→ TO DO
Examine the entries and show every line in which the word "this" is found.

'''

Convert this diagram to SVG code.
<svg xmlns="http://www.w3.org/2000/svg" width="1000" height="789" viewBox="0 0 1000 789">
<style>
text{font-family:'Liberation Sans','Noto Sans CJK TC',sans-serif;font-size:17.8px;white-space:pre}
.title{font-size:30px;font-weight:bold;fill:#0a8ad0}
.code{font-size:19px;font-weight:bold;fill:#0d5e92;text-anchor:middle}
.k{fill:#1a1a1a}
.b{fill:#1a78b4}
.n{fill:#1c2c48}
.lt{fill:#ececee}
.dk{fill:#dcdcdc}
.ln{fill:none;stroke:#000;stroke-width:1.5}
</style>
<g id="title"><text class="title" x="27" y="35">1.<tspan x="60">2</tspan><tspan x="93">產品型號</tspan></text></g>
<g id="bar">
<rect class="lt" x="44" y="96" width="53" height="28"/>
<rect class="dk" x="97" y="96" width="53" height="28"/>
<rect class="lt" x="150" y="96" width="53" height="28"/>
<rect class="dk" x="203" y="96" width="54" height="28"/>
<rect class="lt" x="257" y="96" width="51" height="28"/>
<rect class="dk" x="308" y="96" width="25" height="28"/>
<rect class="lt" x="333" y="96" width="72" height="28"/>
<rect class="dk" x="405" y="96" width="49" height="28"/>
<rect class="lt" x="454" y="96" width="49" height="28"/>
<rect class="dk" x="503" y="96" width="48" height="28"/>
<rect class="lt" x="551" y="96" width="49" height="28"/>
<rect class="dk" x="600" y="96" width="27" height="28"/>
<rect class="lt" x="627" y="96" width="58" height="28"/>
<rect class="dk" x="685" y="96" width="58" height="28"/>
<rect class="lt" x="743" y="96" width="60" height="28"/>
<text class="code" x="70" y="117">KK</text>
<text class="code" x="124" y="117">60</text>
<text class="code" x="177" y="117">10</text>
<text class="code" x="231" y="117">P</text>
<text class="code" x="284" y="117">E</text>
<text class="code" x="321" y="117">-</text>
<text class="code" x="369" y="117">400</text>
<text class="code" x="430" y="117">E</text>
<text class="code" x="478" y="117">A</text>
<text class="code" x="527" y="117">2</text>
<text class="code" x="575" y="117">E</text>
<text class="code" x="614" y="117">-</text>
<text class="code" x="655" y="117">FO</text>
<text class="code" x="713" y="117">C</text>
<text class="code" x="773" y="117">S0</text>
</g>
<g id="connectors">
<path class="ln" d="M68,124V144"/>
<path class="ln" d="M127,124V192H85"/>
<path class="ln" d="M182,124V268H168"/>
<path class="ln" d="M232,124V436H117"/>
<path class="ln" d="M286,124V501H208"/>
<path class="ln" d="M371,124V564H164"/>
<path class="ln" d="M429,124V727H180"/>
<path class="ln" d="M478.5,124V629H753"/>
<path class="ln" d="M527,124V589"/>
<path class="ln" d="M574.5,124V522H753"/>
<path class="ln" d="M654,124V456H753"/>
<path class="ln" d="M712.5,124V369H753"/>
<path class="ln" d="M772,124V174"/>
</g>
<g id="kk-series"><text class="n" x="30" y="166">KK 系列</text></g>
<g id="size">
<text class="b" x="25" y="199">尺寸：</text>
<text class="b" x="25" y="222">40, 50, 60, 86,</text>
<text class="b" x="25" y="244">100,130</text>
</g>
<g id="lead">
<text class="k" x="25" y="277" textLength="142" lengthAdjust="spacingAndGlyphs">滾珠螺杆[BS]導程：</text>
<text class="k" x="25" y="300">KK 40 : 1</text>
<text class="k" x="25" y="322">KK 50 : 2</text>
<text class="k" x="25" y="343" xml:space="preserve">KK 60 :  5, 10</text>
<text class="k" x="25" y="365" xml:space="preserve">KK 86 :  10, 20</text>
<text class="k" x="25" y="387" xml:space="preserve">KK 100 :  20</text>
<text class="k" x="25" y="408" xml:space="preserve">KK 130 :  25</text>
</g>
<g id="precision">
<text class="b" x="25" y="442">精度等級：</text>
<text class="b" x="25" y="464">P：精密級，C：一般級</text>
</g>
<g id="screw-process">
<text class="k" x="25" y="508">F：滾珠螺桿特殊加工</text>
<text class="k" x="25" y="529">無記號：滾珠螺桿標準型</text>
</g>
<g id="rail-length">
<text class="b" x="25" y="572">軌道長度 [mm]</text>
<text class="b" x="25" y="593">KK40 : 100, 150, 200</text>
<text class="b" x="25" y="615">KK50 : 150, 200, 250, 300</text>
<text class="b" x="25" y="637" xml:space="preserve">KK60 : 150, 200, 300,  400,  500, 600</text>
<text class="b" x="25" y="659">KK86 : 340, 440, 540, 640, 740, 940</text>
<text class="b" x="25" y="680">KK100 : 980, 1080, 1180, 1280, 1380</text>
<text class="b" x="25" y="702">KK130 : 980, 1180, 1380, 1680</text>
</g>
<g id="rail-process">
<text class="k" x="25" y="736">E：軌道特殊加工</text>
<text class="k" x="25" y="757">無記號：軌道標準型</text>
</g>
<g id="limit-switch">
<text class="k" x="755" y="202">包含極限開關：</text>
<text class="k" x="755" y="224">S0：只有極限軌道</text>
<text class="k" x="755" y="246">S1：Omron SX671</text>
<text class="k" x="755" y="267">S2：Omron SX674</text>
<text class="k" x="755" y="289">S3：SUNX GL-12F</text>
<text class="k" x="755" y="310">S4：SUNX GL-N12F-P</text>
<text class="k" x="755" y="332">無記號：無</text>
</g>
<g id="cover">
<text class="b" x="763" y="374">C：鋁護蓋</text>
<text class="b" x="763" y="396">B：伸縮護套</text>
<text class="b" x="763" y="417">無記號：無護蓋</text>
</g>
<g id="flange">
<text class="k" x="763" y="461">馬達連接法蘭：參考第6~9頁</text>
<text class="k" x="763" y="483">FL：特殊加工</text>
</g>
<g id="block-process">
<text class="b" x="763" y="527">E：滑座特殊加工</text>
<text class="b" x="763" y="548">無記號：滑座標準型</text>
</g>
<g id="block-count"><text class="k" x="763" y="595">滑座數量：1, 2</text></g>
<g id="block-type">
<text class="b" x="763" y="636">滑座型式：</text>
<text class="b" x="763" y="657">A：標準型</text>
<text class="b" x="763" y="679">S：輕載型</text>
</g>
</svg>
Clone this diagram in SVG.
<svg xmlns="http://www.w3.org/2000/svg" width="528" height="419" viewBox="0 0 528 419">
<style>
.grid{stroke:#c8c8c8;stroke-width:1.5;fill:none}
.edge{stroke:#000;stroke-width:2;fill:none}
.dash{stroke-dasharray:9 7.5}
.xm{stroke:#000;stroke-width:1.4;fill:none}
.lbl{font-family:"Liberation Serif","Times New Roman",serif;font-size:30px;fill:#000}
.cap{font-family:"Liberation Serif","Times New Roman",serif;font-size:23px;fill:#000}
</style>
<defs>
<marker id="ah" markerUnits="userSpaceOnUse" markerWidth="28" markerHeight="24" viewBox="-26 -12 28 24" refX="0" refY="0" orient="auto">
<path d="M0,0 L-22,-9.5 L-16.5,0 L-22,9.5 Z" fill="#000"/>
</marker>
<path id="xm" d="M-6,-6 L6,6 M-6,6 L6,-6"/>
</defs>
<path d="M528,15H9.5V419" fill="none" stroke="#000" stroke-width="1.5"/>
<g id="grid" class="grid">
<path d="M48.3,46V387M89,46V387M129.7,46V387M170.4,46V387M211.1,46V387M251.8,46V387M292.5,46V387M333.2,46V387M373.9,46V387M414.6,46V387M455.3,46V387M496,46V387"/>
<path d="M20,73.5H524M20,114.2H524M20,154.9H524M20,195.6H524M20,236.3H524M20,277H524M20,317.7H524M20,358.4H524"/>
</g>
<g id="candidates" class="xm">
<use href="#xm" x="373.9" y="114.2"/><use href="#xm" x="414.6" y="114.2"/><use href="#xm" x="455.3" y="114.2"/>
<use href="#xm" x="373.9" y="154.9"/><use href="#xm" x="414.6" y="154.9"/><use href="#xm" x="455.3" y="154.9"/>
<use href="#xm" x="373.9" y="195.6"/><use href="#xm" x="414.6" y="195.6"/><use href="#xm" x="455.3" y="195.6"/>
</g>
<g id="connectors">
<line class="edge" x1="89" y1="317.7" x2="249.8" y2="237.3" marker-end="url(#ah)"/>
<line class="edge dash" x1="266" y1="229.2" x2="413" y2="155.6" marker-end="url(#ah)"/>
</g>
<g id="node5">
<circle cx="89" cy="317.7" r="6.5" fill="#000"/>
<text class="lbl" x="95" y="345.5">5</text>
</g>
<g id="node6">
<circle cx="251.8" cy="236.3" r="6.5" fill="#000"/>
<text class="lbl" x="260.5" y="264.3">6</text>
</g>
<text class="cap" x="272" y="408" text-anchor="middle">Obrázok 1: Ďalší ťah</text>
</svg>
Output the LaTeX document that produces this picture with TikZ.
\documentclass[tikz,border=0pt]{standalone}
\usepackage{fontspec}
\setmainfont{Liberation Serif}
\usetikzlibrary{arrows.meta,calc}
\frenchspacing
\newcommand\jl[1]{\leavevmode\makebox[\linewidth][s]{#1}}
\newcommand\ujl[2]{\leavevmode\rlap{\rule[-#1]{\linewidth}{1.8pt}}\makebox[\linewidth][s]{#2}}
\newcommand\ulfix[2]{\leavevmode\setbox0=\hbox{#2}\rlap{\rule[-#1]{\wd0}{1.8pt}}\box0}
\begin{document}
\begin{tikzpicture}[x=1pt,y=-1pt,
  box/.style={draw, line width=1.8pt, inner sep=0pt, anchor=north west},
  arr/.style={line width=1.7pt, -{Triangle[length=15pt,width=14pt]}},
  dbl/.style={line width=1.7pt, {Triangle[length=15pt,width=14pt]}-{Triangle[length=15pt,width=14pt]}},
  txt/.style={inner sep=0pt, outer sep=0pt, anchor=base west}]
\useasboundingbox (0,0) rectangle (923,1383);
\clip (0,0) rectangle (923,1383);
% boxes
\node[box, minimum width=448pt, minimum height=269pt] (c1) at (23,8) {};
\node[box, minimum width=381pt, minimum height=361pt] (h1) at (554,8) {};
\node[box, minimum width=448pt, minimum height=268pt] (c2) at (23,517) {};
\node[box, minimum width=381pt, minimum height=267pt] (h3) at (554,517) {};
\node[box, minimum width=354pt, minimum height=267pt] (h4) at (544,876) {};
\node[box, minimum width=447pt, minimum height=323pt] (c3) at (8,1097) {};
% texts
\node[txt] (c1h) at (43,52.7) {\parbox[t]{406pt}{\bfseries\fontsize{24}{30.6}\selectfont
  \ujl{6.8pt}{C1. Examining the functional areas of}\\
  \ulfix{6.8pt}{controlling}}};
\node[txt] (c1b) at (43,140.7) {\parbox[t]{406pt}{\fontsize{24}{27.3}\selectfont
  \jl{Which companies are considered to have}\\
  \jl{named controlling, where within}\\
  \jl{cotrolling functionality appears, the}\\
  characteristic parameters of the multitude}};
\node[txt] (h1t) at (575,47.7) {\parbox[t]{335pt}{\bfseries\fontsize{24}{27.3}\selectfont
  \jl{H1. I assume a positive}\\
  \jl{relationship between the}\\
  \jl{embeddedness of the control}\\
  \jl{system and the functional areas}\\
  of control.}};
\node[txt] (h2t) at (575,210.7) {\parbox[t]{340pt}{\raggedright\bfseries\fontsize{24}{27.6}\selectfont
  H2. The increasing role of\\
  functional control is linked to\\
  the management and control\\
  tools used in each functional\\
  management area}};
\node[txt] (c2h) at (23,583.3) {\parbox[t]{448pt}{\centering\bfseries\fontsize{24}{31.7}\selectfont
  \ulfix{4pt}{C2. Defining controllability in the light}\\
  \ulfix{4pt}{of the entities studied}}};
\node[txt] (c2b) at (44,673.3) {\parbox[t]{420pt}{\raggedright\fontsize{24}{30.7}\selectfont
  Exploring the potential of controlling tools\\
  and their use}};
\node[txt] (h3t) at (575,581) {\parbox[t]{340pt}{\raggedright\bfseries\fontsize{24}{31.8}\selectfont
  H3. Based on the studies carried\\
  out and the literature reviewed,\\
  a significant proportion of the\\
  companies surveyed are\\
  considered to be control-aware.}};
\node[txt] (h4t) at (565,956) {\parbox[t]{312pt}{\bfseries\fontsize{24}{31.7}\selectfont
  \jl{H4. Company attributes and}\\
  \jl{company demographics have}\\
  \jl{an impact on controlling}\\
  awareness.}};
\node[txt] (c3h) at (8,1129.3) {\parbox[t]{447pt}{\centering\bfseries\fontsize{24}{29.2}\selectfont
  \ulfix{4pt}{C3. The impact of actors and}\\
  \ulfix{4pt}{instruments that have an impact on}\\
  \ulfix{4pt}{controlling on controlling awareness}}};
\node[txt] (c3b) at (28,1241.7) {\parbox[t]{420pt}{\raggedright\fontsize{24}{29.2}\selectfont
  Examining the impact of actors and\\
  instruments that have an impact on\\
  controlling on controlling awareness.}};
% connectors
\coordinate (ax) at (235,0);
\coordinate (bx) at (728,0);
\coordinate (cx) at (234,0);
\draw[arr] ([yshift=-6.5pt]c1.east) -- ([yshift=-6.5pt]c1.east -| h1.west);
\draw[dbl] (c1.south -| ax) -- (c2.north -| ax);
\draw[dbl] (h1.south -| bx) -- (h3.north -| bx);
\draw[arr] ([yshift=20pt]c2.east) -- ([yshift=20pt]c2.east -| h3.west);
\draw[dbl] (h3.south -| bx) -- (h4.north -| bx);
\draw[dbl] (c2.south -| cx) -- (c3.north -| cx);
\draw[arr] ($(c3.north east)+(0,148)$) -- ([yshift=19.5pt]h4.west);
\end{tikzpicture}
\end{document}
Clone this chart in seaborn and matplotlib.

'''

→ THE RESULT
Convert this diagram to SVG code.
Clone this diagram in SVG.
Output the LaTeX document that produces this picture with TikZ.
Clone this chart in seaborn and matplotlib.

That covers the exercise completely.